Most black girls in America flock to braids as a means of protective styling to maintain their natural hair. After speaking with a student that I work with at UNICV Kids, I got to learn more about the process of hair braiding in Cape Verde. My colleague expressed that hair braiders are easy to come by, but many people do not want to sit and get their hair braided for hours. When I inquired more about the price of hair braiding in Cape Verde, she carried on saying that it typically costs $1.500 escudos, or $15 US dollars. I was shocked to hear that roughly 8+ hours of intricate braiding labor only costs about $15 dollars when in the states, the absolute cheapest it will be in the US is around $85, (when it’s usually $100-$200 dollars) and that’s if someone is doing you a favor. I’ve also seen a handful of women with relaxed or intensely heat-damaged hair, but they were older adults. This gives an indication that a natural-hair movement has likely taken place in Cape Verde and allows me to question the current standing hair politics of the country.

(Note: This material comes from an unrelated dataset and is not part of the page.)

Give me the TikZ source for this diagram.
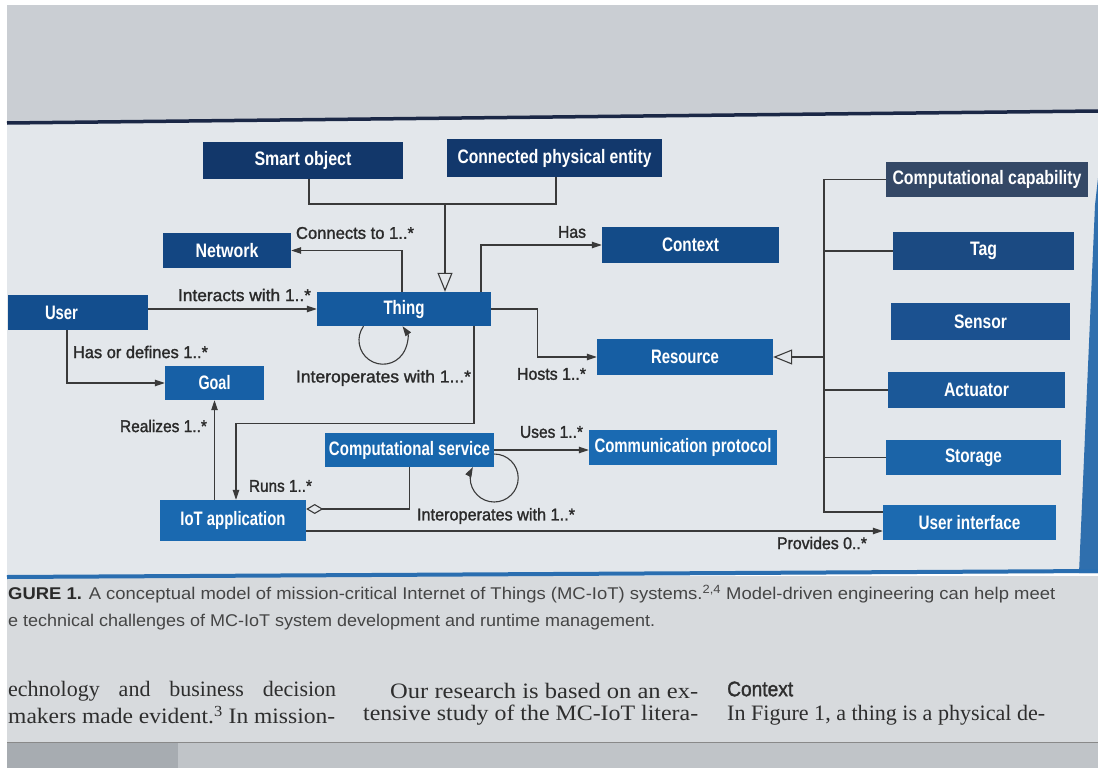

Growing up in the states, it was common to see girls as young as four years old sit for hours while the relaxer took over their natural kinky and curly hair to make it more “manageable”. The relaxer was invented at the turn of the 19th century where strong chemical formulas work to unravel the natural spiral of curls and turn them into straight strands.
Often referred to as the “creamy crack”, the relaxer had generations of black women held subject to the incessant demands of uptake and daily maintenance. This was so that their curly roots matched the sleek, straight patterns of the rest of their hair. Though modern claims of the function of relaxer have shifted to say the purpose is to make black hair more manageable, its original intention was to help black men and women assimilate to whiteness by altering the natural appearance of their hair. Some black people strayed from the relaxer in the 60’s and 70’s with the rise of the Black Power movement and the afro, but many stayed loyal to the relaxer. The modern natural hair movement originated in the early 2000s but took off in black communities as early as 2015. With this, the growing desire to be natural is popular among younger generations, but older women are more likely to stay true to the relaxer.
I am curious to know more of the history of natural hair in Cape Verde. Was there pressure to use the relaxer in Cape Verde because the properties claimed that hair would be easier to manage, or did marketing sell the appeal of straight hair? Was there the same pressure to straighten or relax the hair in Cape Verde so that it may appear more “professional” or has natural hair always been embraced and accepted? Do braids receive the same backlash as they do in the states in the workplace, or do sleek buns dominate in professionalism? This information is hard to come by casually, but I will continue to ask my colleagues in Cape Verde about conversations of natural hair in order to get an idea of the rich history of the country.